A sustainable layered nanofiber/sheet aerogels enabling repeated life cycles for effective oil/water separation

J Hazard Mater. 2023 Jul 15:454:131474. doi: 10.1016/j.jhazmat.2023.131474. Epub 2023 Apr 23.

Abstract

Discarded oil-containing absorbents, which has been used in handling oil spills, are tricky to deal with and have rose global environmental concerns regarding release of microplastics. Herein, we developed a facile strategy to fabricate sustainable absorbents by a gas-inflating method, through which 2D electrospinning polycaprolactone nanofiber membranes were directly inflated into highly porous 3D nanofiber/sheet aerogels with layered long fiber structure. The membranes were inflated rapidly from a baseline porosity of 81.98% into 97.36-99.42% in 10-60 min.
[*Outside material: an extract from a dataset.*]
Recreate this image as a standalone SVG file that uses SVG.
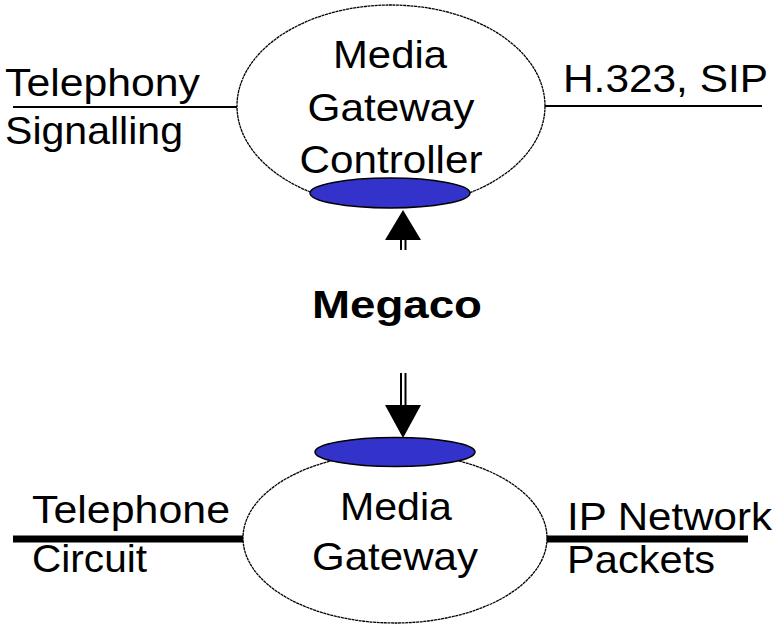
<svg xmlns="http://www.w3.org/2000/svg" width="774" height="625" viewBox="0 0 774 625">
<style>
text{font-family:"Liberation Sans",Arial,sans-serif;font-size:39px;fill:#000}
.c{text-anchor:middle}
.b{font-weight:bold}
.big{fill:#fff;stroke:#000;stroke-width:1.3;stroke-dasharray:3 0.6}
.port{fill:#3333cc;stroke:#000;stroke-width:1.5}
.thin{stroke:#000;stroke-width:2;fill:none}
.thick{stroke:#000;stroke-width:7;fill:none}
.shaft{stroke:#000;stroke-width:2;fill:none}
</style>
<rect width="774" height="625" fill="#fff"/>
<g id="connectors">
<line class="thin" x1="13" y1="107" x2="237" y2="107"/>
<line class="thin" x1="545" y1="106" x2="762" y2="106"/>
<line class="thick" x1="13" y1="539" x2="243" y2="539"/>
<line class="thick" x1="547" y1="539" x2="748" y2="539"/>
<line class="shaft" x1="401" y1="238" x2="401" y2="250"/>
<line class="shaft" x1="405.5" y1="238" x2="405.5" y2="250"/>
<polygon points="403,210 385,240 421,240" fill="#000"/>
<line class="shaft" x1="401" y1="373" x2="401" y2="407"/>
<line class="shaft" x1="405.5" y1="373" x2="405.5" y2="407"/>
<polygon points="385,405 421,405 403,438" fill="#000"/>
</g>
<g id="mgc">
<ellipse class="big" cx="391" cy="106" rx="154" ry="101"/>
<ellipse class="port" cx="390" cy="193" rx="80" ry="15"/>
<text class="c" x="390" y="68" textLength="114" lengthAdjust="spacingAndGlyphs">Media</text>
<text class="c" x="391" y="121" textLength="167" lengthAdjust="spacingAndGlyphs">Gateway</text>
<text class="c" x="391" y="173" textLength="183" lengthAdjust="spacingAndGlyphs">Controller</text>
</g>
<g id="mg">
<ellipse class="big" cx="395" cy="538" rx="152" ry="85"/>
<ellipse class="port" cx="395" cy="452" rx="80" ry="14.5"/>
<text class="c" x="396" y="520" textLength="112" lengthAdjust="spacingAndGlyphs">Media</text>
<text class="c" x="395" y="570" textLength="166" lengthAdjust="spacingAndGlyphs">Gateway</text>
</g>
<g id="labels">
<text x="5" y="96" textLength="195" lengthAdjust="spacingAndGlyphs">Telephony</text>
<text x="5" y="144" textLength="178" lengthAdjust="spacingAndGlyphs">Signalling</text>
<text x="563" y="92" textLength="205" lengthAdjust="spacingAndGlyphs">H.323, SIP</text>
<text class="b" x="312" y="318" textLength="170" lengthAdjust="spacingAndGlyphs">Megaco</text>
<text x="32" y="523" textLength="198" lengthAdjust="spacingAndGlyphs">Telephone</text>
<text x="32" y="572" textLength="115" lengthAdjust="spacingAndGlyphs">Circuit</text>
<text x="567" y="530" textLength="205" lengthAdjust="spacingAndGlyphs">IP Network</text>
<text x="567" y="573" textLength="148" lengthAdjust="spacingAndGlyphs">Packets</text>
</g>
</svg>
The obtained aerogels were further wrapped with -CH3 ended siloxane structures using CH3SiCl3. This hydrophobic absorbent (CA ≈ 145°) could rapidly trap oils from water with sorption range of 25.60-42.13 g/g and be recycled by simple squeeze due to its mechanical robustness. As-prepared aerogels also showed high separation efficiency to separate oils from both oil/water mixtures and oil-in-water emulsions (>96.4%). Interestingly, the oil-loaded absorbent after cleaning with absolute ethanol could be re-dissolved in selected solvents and promptly reconstituted by re-electrospinning and gas-inflation. The reconstituted aerogels were used as fire-new oil absorbents for repeated life cycles. The novel design, low cost and sustainability of the absorbent provides an efficient and environmentally-friendly solution for handling oil spills.

Keywords: Hydrophobicity; Layered nanofiber/sheet structures; Oil/water separation; Polycaprolactone aerogels; Sustainability.